Before saying no, Decca pressed up a few acetate discs from the recordings. |
In his autobiography, A Cellarful of Noise (p90), Epstein later wrote that he told them
You must be out of your tiny little minds! There boys are going to explode. I am completely confident that one day they will be bigger than Elvis Presley!
Rowe told Philip Norman in Shout! The Beatles in Their Generation: “I heard afterwards that he’d guaranteed to buy 3,000 copies of any single we let The Beatles make. I was never told about that at the time.

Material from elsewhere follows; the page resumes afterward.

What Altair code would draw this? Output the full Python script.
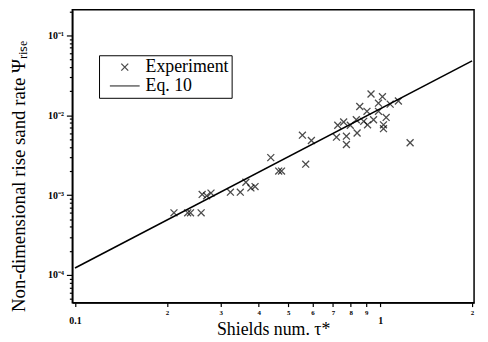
import altair as alt
import pandas as pd

# Experiment points (Shields number tau*, rise sand rate Psi_rise)
tau = [0.211, 0.234, 0.239, 0.259, 0.261, 0.270, 0.279, 0.323, 0.348, 0.363,
       0.377, 0.389, 0.438, 0.465, 0.475, 0.570, 0.556, 0.595, 0.719, 0.726,
       0.775, 0.775, 0.840, 0.759, 0.798, 0.835, 0.857, 0.883, 0.905, 0.909,
       0.933, 0.951, 0.987, 0.987, 1.017, 1.046, 1.025, 1.025, 1.078, 1.147,
       1.253]
psi = [6.0e-4, 6.0e-4, 6.0e-4, 6.0e-4, 1.02e-3, 9.8e-4, 1.06e-3, 1.09e-3, 1.09e-3, 1.45e-3,
       1.23e-3, 1.28e-3, 2.95e-3, 2.0e-3, 2.0e-3, 2.44e-3, 5.64e-3, 4.83e-3, 5.32e-3, 7.5e-3,
       5.48e-3, 4.31e-3, 6.0e-3, 8.24e-3, 7.5e-3, 8.8e-3, 1.29e-2, 8.4e-3, 1.12e-2, 7.6e-3,
       1.85e-2, 8.8e-3, 1.42e-2, 1.12e-2, 1.71e-2, 9.4e-3, 7.6e-3, 6.8e-3, 1.38e-2, 1.51e-2,
       4.53e-3]

# Eq. 10 line endpoints
line_tau = [0.1, 2.0]
line_psi = [1.22e-4, 4.8e-2]

series = ["Experiment", "Eq. 10"]

x_ticks = [0.1, 0.2, 0.3, 0.4, 0.5, 0.6, 0.7, 0.8, 0.9, 1.0, 2.0]
y_ticks = [5e-5, 6e-5, 7e-5, 8e-5, 9e-5,
           1e-4, 2e-4, 3e-4, 4e-4, 5e-4, 6e-4, 7e-4, 8e-4, 9e-4,
           1e-3, 2e-3, 3e-3, 4e-3, 5e-3, 6e-3, 7e-3, 8e-3, 9e-3,
           1e-2, 2e-2, 3e-2, 4e-2, 5e-2, 6e-2, 7e-2, 8e-2, 9e-2,
           1e-1, 2e-1]

pts = pd.DataFrame({"tau": tau, "psi": psi, "series": "Experiment"})
line = pd.DataFrame({"tau": line_tau, "psi": line_psi})

XPATH = "M-1,-1L1,1M1,-1L-1,1"
LPATH = "M-4.3,0L4.3,0"

FONT = "Liberation Serif"
is_decade = "abs(log(datum.value)/LN10 - round(log(datum.value)/LN10)) < 0.01"
big_x = "datum.value < 0.15 || abs(datum.value - 1) < 0.01"

xscale = alt.Scale(type="log", domain=[0.098, 2.03], nice=False)
yscale = alt.Scale(type="log", domain=[4.5e-5, 0.21], nice=False)

xaxis = alt.Axis(
    values=x_ticks,
    title="Shields num. τ*",
    titleFont=FONT, titleFontSize=18, titleFontWeight="normal",
    titleY=32, titleBaseline="alphabetic",
    labelExpr="datum.value < 0.15 ? '0.1' : (abs(datum.value - 1) < 0.01 ? '1' : format(datum.value < 1 ? datum.value * 10 : datum.value, '.0f'))",
    labelFont=FONT, labelFontWeight="bold",
    labelFontSize={"condition": {"test": big_x, "value": 10}, "value": 7},
    labelPadding={"condition": {"test": big_x, "value": 9}, "value": 2},
    tickSize=4, tickColor="black", tickWidth=1.2,
    grid=False, domainColor="black", domainWidth=1.5, labelColor="black",
)

yaxis = alt.Axis(
    values=y_ticks,
    title="Non-dimensional rise sand rate Ψᵣᵢₛₑ",
    titleFont=FONT, titleFontSize=19, titleFontWeight="normal",
    titleX=-44, titleY=168, titleAlign="center",
    labelExpr=("(" + is_decade + ") ? (round(log(datum.value)/LN10) == -1 ? '10⁻¹' : "
               "round(log(datum.value)/LN10) == -2 ? '10⁻²' : "
               "round(log(datum.value)/LN10) == -3 ? '10⁻³' : "
               "round(log(datum.value)/LN10) == -4 ? '10⁻⁴' : '') : ''"),
    labelFont=FONT, labelFontWeight="bold", labelFontSize=10,
    labelPadding=3,
    tickSize={"condition": {"test": is_decade, "value": 6}, "value": 3},
    tickColor="black", tickWidth=1.2,
    grid=False, domainColor="black", domainWidth=1.5, labelColor="black",
)

points = alt.Chart(pts).mark_point(filled=False, color="black", size=49, strokeWidth=1.3).encode(
    x=alt.X("tau:Q", scale=xscale, axis=xaxis),
    y=alt.Y("psi:Q", scale=yscale, axis=yaxis),
    shape=alt.Shape("series:N", scale=alt.Scale(domain=series, range=[XPATH, LPATH]),
                    legend=alt.Legend(
                        title=None, orient="none", legendX=27, legendY=46,
                        labelFont=FONT, labelFontSize=18, labelColor="black",
                        symbolSize=49, symbolStrokeColor="black", symbolStrokeWidth=1.3,
                        symbolFillColor="transparent",
                        strokeColor="black", padding=3, rowPadding=1,
                        labelOffset=12, symbolOffset=14,
                    )),
)

eq = alt.Chart(line).mark_line(color="black", strokeWidth=1.6).encode(
    x=alt.X("tau:Q", scale=xscale),
    y=alt.Y("psi:Q", scale=yscale),
)

chart = alt.layer(eq, points).properties(
    width=406, height=296,
    padding={"left": 2, "top": 0, "right": 4, "bottom": 0},
    background="white",
).configure_view(stroke="black", strokeWidth=1.5)

chart.save("out.html", embed_options={"renderer": "svg", "actions": False})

The way economics were in the record business then, if we’d been sure of selling 3,000 copies, we’d have been forced to record them, whatever sort of group they were”
Nevertheless, Rowe and Beecher-Stevens suggested to Epstein that he should hire a studio and a producer and finance The Beatles recordings himself, and Epstein was put in touch with Tony Meehan, formerly the drummer with The Shadows, and now working as an independent producer. However, Meehan did not like The Beatles, viewing them as just another group of no-hopers wasting his time. Similarly, Epstein did not like Meehan, who had arrived very late for the meeting. The cost of hiring the studio, at least £100, was more than Epstein was prepared to pay, and he wrote to Rowe on 10 February to decline the offer.
Epstein left Decca, clutching copies of The Beatles’ audition on two open reel tapes. After a few days of traipsing round London’s record companies, he made his way to meet an old friend who was now the manger of HMV’s Oxford Street store, setting in motion the chain of events that would lead to The Beatles signing with Decca’s rivals, EMI.